Could you copy exactly the lines from the start of the records through the one containing "6.3417, 6.337, 6.3245];", both included, and leave out the pictures?

[Code that draws figures]

---*---

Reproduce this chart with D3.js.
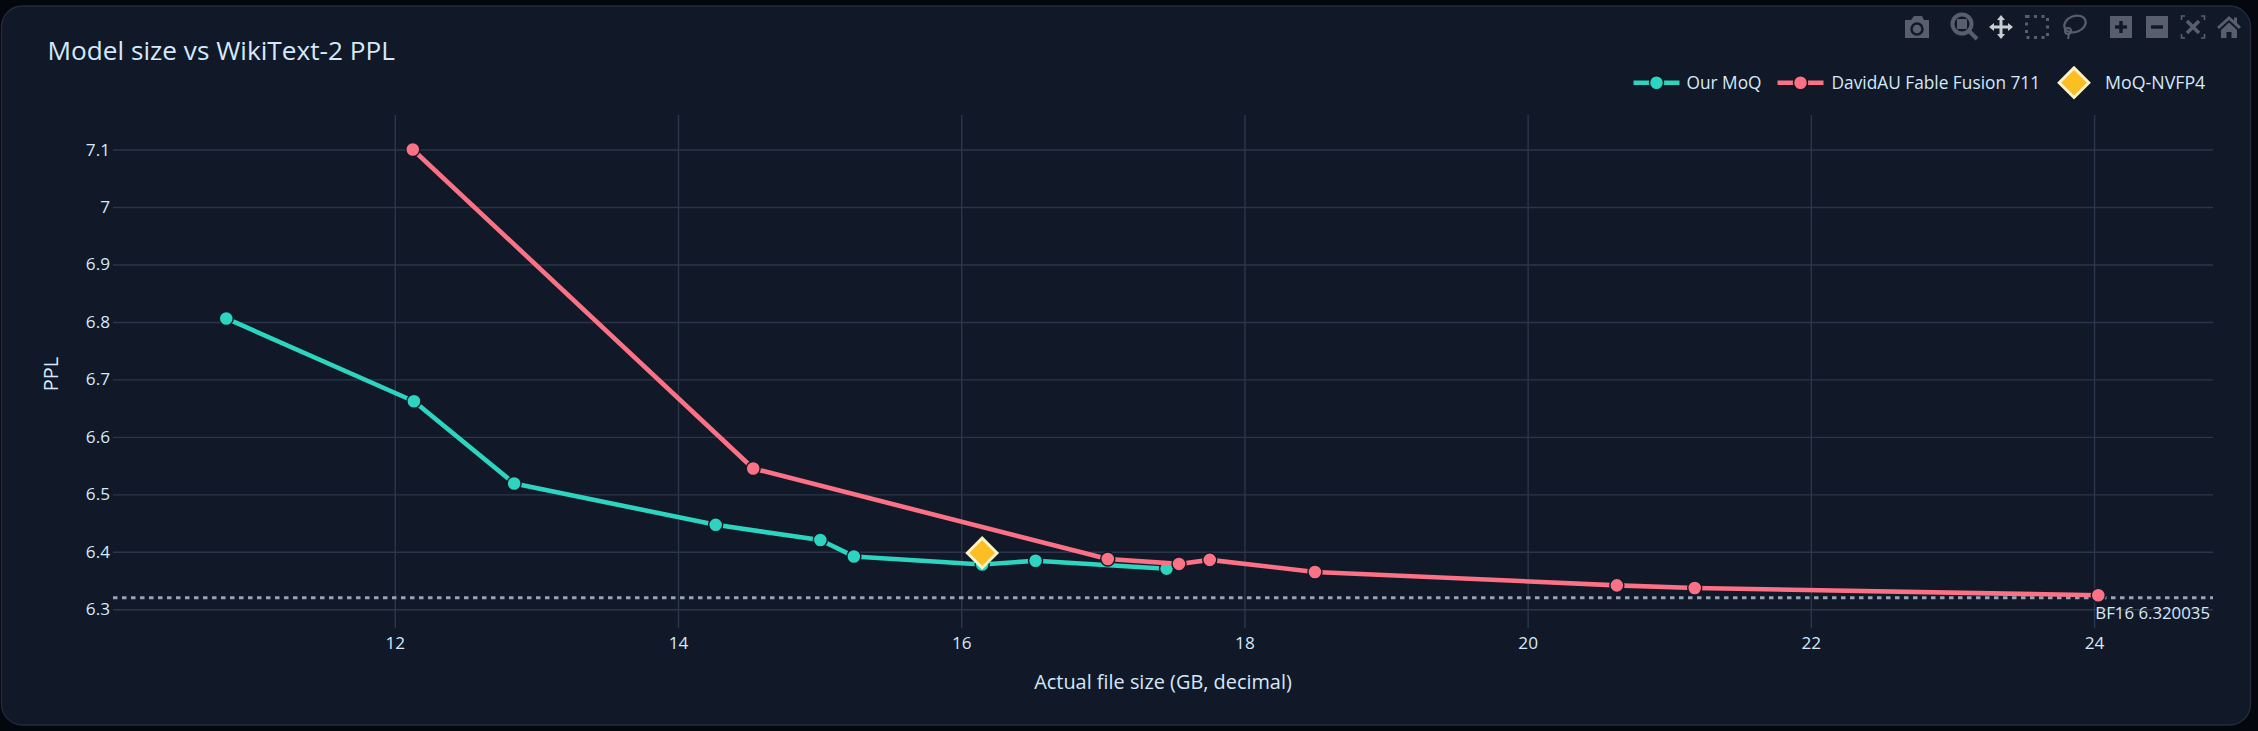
<!DOCTYPE html>
<html>
<head>
<meta charset="utf-8">
<script src="https://cdn.jsdelivr.net/npm/d3@7"></script>
<style>
  html, body { margin: 0; padding: 0; background: #05070f; overflow: hidden; }
  text { font-family: "Open Sans", sans-serif; fill: #d4e9fb; }
</style>
</head>
<body>
<svg id="chart" width="2258" height="731"></svg>
<script>
const WIDTH = 2258;
const HEIGHT = 731;
const PANEL_COLOR = '#111827';
const GRID_COLOR = '#2a364b';
const TEAL = '#2dd4bf';
const PINK = '#fb7185';
const AMBER = '#fbbf24';
const ICON_COLOR = '#585e6d';

const moqSizes = [10.81, 12.135, 12.843, 14.266, 15.005, 15.242, 16.148, 16.525, 17.45];
const moqPpl = [6.806, 6.662, 6.519, 6.447, 6.4205, 6.392, 6.378, 6.3845, 6.3707];

const fableSizes = [12.127, 14.531, 17.035, 17.538, 17.755, 18.498, 20.63, 21.18, 24.03];
const fablePpl = [7.1, 6.545, 6.3875, 6.379, 6.386, 6.365, 6.3417, 6.337, 6.3245];

const nvfpSizes = [16.148];
const nvfpPpl = [6.398];

const bf16Ppl = 6.320035;

const xTicks = [12, 14, 16, 18, 20, 22, 24];
const yTicks = [6.3, 6.4, 6.5, 6.6, 6.7, 6.8, 6.9, 7, 7.1];

const plot = { left: 113, right: 2213, top: 115, bottom: 628 };

const x = d3.scaleLinear().domain([10.01, 24.84]).range([plot.left, plot.right]);
const y = d3.scaleLinear().domain([6.2675, 7.16]).range([plot.bottom, plot.top]);

const svg = d3.select('#chart');

svg.append('rect')
  .attr('x', 1.5)
  .attr('y', 6)
  .attr('width', 2249)
  .attr('height', 719)
  .attr('rx', 21)
  .attr('fill', PANEL_COLOR)
  .attr('stroke', '#232d3f')
  .attr('stroke-width', 1.3);

// axes, the tick lines double as the grid
const xAxis = svg.append('g')
  .attr('transform', `translate(0,${plot.bottom})`)
  .call(d3.axisBottom(x).tickValues(xTicks).tickFormat(d3.format('d'))
    .tickSize(-(plot.bottom - plot.top)).tickPadding(9));

const yAxis = svg.append('g')
  .attr('transform', `translate(${plot.left},0)`)
  .call(d3.axisLeft(y).tickValues(yTicks).tickFormat(d3.format('~g'))
    .tickSize(-(plot.right - plot.left)).tickPadding(3));

[xAxis, yAxis].forEach(axis => {
  axis.select('.domain').remove();
  axis.attr('font-family', null);
  axis.selectAll('line').attr('stroke', GRID_COLOR).attr('stroke-width', 1.44);
  axis.selectAll('text').attr('font-size', 17.2).attr('fill', null);
});

// BF16 reference line
svg.append('line')
  .attr('x1', plot.left)
  .attr('x2', plot.right)
  .attr('y1', y(bf16Ppl))
  .attr('y2', y(bf16Ppl))
  .attr('stroke', '#94a3b8')
  .attr('stroke-width', 2.9)
  .attr('stroke-dasharray', '4.5,4.5');

svg.append('text')
  .attr('x', 2210)
  .attr('y', 619)
  .attr('text-anchor', 'end')
  .attr('font-size', 16.8)
  .text('BF16 6.320035');

const line = d3.line().x(d => x(d[0])).y(d => y(d[1]));

const drawSeries = (sizes, ppl, color) => {
  const points = d3.zip(sizes, ppl);
  svg.append('path')
    .attr('d', line(points))
    .attr('fill', 'none')
    .attr('stroke', color)
    .attr('stroke-width', 4.6)
    .attr('stroke-linejoin', 'round');
  svg.append('g')
    .selectAll('circle')
    .data(points)
    .join('circle')
    .attr('cx', d => x(d[0]))
    .attr('cy', d => y(d[1]))
    .attr('r', 7)
    .attr('fill', color)
    .attr('stroke', PANEL_COLOR)
    .attr('stroke-width', 1.44);
};

drawSeries(moqSizes, moqPpl, TEAL);
drawSeries(fableSizes, fablePpl, PINK);

const diamond = d3.symbol().type(d3.symbolSquare).size(440);

const drawDiamond = sel =>
  sel.attr('d', diamond())
    .attr('fill', AMBER)
    .attr('stroke', '#fef3c7')
    .attr('stroke-width', 2.9);

svg.append('g')
  .selectAll('path')
  .data(d3.zip(nvfpSizes, nvfpPpl))
  .join('path')
  .attr('transform', d => `translate(${x(d[0])},${y(d[1])}) rotate(45)`)
  .call(drawDiamond);

// titles
svg.append('text')
  .attr('x', 47.5)
  .attr('y', 60)
  .attr('font-size', 26.2)
  .text('Model size vs WikiText-2 PPL');

svg.append('text')
  .attr('x', 1163)
  .attr('y', 689)
  .attr('text-anchor', 'middle')
  .attr('font-size', 19.9)
  .text('Actual file size (GB, decimal)');

svg.append('text')
  .attr('transform', 'translate(58,374) rotate(-90)')
  .attr('text-anchor', 'middle')
  .attr('font-size', 19.9)
  .text('PPL');

// legend
const legendY = 82.7;

const legendLine = (cx, color, label, textX) => {
  svg.append('line')
    .attr('x1', cx - 23)
    .attr('x2', cx + 23)
    .attr('y1', legendY)
    .attr('y2', legendY)
    .attr('stroke', color)
    .attr('stroke-width', 4.6);
  svg.append('circle')
    .attr('cx', cx)
    .attr('cy', legendY)
    .attr('r', 7)
    .attr('fill', color)
    .attr('stroke', PANEL_COLOR)
    .attr('stroke-width', 1.44);
  svg.append('text')
    .attr('x', textX)
    .attr('y', legendY + 6)
    .attr('font-size', 17.3)
    .text(label);
};

legendLine(1656.5, TEAL, 'Our MoQ', 1686.5);
legendLine(1800.5, PINK, 'DavidAU Fable Fusion 711', 1831.5);

svg.append('path')
  .attr('transform', `translate(2074,${legendY}) rotate(45)`)
  .call(drawDiamond);

svg.append('text')
  .attr('x', 2105)
  .attr('y', legendY + 6)
  .attr('font-size', 17.8)
  .text('MoQ-NVFP4');

// modebar
const icon = cx => svg.append('g').attr('transform', `translate(${cx},27)`);

const camera = icon(1917);
camera.append('path')
  .attr('d', 'M-12,-7 H-6 L-3,-11 H5 L7,-7 H12 V11 H-12 Z')
  .attr('fill', ICON_COLOR);
camera.append('circle').attr('r', 5.5).attr('cy', 2).attr('fill', 'none')
  .attr('stroke', PANEL_COLOR).attr('stroke-width', 2.5);

const zoomIcon = icon(1965);
zoomIcon.append('circle').attr('cx', -3).attr('cy', -3).attr('r', 9.5)
  .attr('fill', 'none').attr('stroke', ICON_COLOR).attr('stroke-width', 4);
zoomIcon.append('rect').attr('x', -8).attr('y', -8).attr('width', 10).attr('height', 10)
  .attr('fill', ICON_COLOR);
zoomIcon.append('line').attr('x1', 4).attr('y1', 4).attr('x2', 12).attr('y2', 12)
  .attr('stroke', ICON_COLOR).attr('stroke-width', 4);

icon(2001).append('path')
  .attr('d', 'M0,-12 L4,-7 H1.5 V-1.5 H7 V-4 L12,0 L7,4 V1.5 H1.5 V7 H4 L0,12 L-4,7 H-1.5 V1.5 H-7 V4 L-12,0 L-7,-4 V-1.5 H-1.5 V-7 H-4 Z')
  .attr('fill', '#c9cdd4');

icon(2037).append('rect')
  .attr('x', -10.5).attr('y', -10.5).attr('width', 21).attr('height', 21)
  .attr('fill', 'none').attr('stroke', ICON_COLOR).attr('stroke-width', 3)
  .attr('stroke-dasharray', '3,4.5');

const lasso = icon(2074);
lasso.append('ellipse').attr('cx', 1).attr('cy', -3).attr('rx', 11).attr('ry', 8)
  .attr('transform', 'rotate(-20 1 -3)')
  .attr('fill', PANEL_COLOR).attr('stroke', ICON_COLOR).attr('stroke-width', 2.2);
lasso.append('circle').attr('cx', -6).attr('cy', 4).attr('r', 3)
  .attr('fill', 'none').attr('stroke', ICON_COLOR).attr('stroke-width', 2);
lasso.append('line').attr('x1', -5).attr('y1', 7).attr('x2', -6).attr('y2', 12)
  .attr('stroke', ICON_COLOR).attr('stroke-width', 2);

const squareIcon = (cx, bars) => {
  const g = icon(cx);
  g.append('rect').attr('x', -11).attr('y', -11).attr('width', 22).attr('height', 22)
    .attr('fill', ICON_COLOR);
  bars.forEach(([w, h]) => {
    g.append('rect').attr('x', -w / 2).attr('y', -h / 2).attr('width', w).attr('height', h)
      .attr('fill', PANEL_COLOR);
  });
};
squareIcon(2121, [[12, 3.4], [3.4, 12]]);
squareIcon(2157, [[12, 3.4]]);

const autoscale = icon(2193);
autoscale.append('path')
  .attr('d', 'M-8,-11 H-11.5 V-7 M8,-11 H11.5 V-7 M-8,11 H-11.5 V7 M8,11 H11.5 V7')
  .attr('fill', 'none').attr('stroke', ICON_COLOR).attr('stroke-width', 1.6);
autoscale.append('path')
  .attr('d', 'M-6,-6 L6,6 M6,-6 L-6,6')
  .attr('fill', 'none').attr('stroke', ICON_COLOR).attr('stroke-width', 3.6);

icon(2229).append('path')
  .attr('d', 'M0,-11 L5,-6.5 V-9.5 H8 V-4 L12,0 L10,2 L0,-7 L-10,2 L-12,0 Z M-8,3 L0,-4.5 L8,3 V11 H2.5 V5 H-2.5 V11 H-8 Z')
  .attr('fill', ICON_COLOR);
</script>
</body>
</html>
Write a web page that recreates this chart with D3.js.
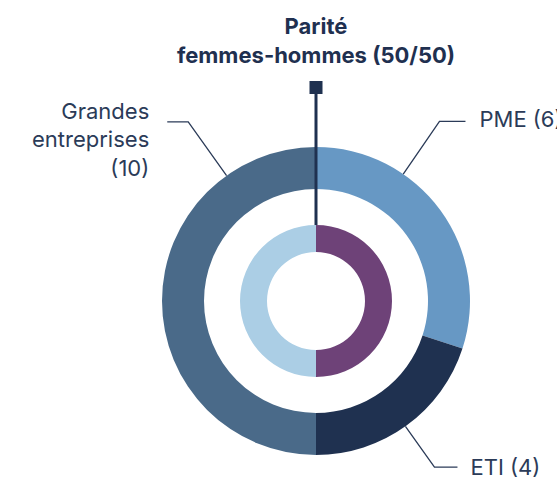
<!DOCTYPE html>
<html>
<head>
<meta charset="utf-8">
<script src="https://cdn.jsdelivr.net/npm/d3@7"></script>
<style>
  body { margin: 0; background: #fff; }
  svg text { font-family: Inter, Roboto, sans-serif; }
</style>
</head>
<body>
<div id="chart"></div>
<script>
// Data
var categories = ['PME', 'ETI', 'Grandes entreprises'];
var counts = [6, 4, 10];
var labelLines = [['PME (6)'], ['ETI (4)'], ['Grandes', 'entreprises', '(10)']];
var genders = ['Femmes', 'Hommes'];
var parity = [50, 50];
var title = ['Parité', 'femmes-hommes (50/50)'];

// Set-up
var width = 557, height = 477;
var cx = 316, cy = 301;
var outerColors = ['#6798c4', '#1f3150', '#4a6a89'];
var innerColors = ['#6e4278', '#abcee5'];
var textColor = '#2b3b58';

// where the leader lines leave the ring (degrees, clockwise from top)
var labelLayout = [
  {angle: 34.5, elbow: 218, dir: 1, hLen: 26, gap: 14, dy: 6},
  {angle: 144.5, elbow: 204, dir: 1, hLen: 23, gap: 13, dy: 8},
  {angle: 324.5, elbow: 220, dir: -1, hLen: 21, gap: 18, dy: -3}
];

var svg = d3.select('#chart').append('svg')
  .attr('width', width)
  .attr('height', height);

var g = svg.append('g').attr('transform', 'translate(' + cx + ',' + cy + ')');

var pie = d3.pie().sort(null).value(function(d) { return d; });

var outerArc = d3.arc().innerRadius(112).outerRadius(154);
var innerArc = d3.arc().innerRadius(49).outerRadius(76);

g.selectAll('.outer')
  .data(pie(counts))
  .enter().append('path')
  .attr('class', 'outer')
  .attr('d', outerArc)
  .style('fill', function(d, i) { return outerColors[i]; });

g.selectAll('.inner')
  .data(pie(parity))
  .enter().append('path')
  .attr('class', 'inner')
  .attr('d', innerArc)
  .style('fill', function(d, i) { return innerColors[i]; });

// parity marker
g.append('line')
  .attr('x1', 0).attr('x2', 0)
  .attr('y1', -207).attr('y2', -76)
  .style('stroke', '#1f3150')
  .style('stroke-width', 3);
g.append('rect')
  .attr('x', -6.5).attr('y', -220)
  .attr('width', 13).attr('height', 13)
  .style('fill', '#1f3150');

// title
svg.append('text')
  .attr('x', cx)
  .attr('text-anchor', 'middle')
  .style('fill', '#1f3050')
  .style('font-weight', 'bold')
  .style('font-size', '22px')
  .selectAll('tspan')
  .data(title)
  .enter().append('tspan')
  .attr('x', cx)
  .attr('y', function(d, i) { return 34 + i * 29; })
  .text(function(d) { return d; });

// leader lines + labels
function polar(angleDeg, r) {
  var a = angleDeg * Math.PI / 180;
  return [Math.sin(a) * r, -Math.cos(a) * r];
}

labelLayout.forEach(function(l, i) {
  var p0 = polar(l.angle, 154);
  var p1 = polar(l.angle, l.elbow);
  var p2 = [p1[0] + l.dir * l.hLen, p1[1]];
  g.append('polyline')
    .attr('points', [p0, p1, p2].map(function(p) { return p.join(','); }).join(' '))
    .style('fill', 'none')
    .style('stroke', '#2b3b58')
    .style('stroke-width', 1.3);

  var lines = labelLines[i];
  var tx = p2[0] + l.dir * l.gap;
  var t = g.append('text')
    .attr('text-anchor', l.dir > 0 ? 'start' : 'end')
    .style('fill', textColor)
    .style('font-size', '22px')
    .style('font-weight', 400);
  t.selectAll('tspan')
    .data(lines)
    .enter().append('tspan')
    .attr('x', tx)
    .attr('y', function(d, j) { return p2[1] + l.dy + j * 28.5; })
    .text(function(d) { return d; });
});
</script>
</body>
</html>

---*---

**OUTPUT FOR THIS EXERCISE:**
Reproduce this chart with D3.js.
<!DOCTYPE html>
<html>
<head>
<meta charset="utf-8">
<script src="https://cdn.jsdelivr.net/npm/d3@7"></script>
<style>
  html, body { margin: 0; padding: 0; background: #05070f; overflow: hidden; }
  text { font-family: "Open Sans", sans-serif; fill: #d4e9fb; }
</style>
</head>
<body>
<svg id="chart" width="2258" height="731"></svg>
<script>
const WIDTH = 2258;
const HEIGHT = 731;
const PANEL_COLOR = '#111827';
const GRID_COLOR = '#2a364b';
const TEAL = '#2dd4bf';
const PINK = '#fb7185';
const AMBER = '#fbbf24';
const ICON_COLOR = '#585e6d';

const moqSizes = [10.81, 12.135, 12.843, 14.266, 15.005, 15.242, 16.148, 16.525, 17.45];
const moqPpl = [6.806, 6.662, 6.519, 6.447, 6.4205, 6.392, 6.378, 6.3845, 6.3707];

const fableSizes = [12.127, 14.531, 17.035, 17.538, 17.755, 18.498, 20.63, 21.18, 24.03];
const fablePpl = [7.1, 6.545, 6.3875, 6.379, 6.386, 6.365, 6.3417, 6.337, 6.3245];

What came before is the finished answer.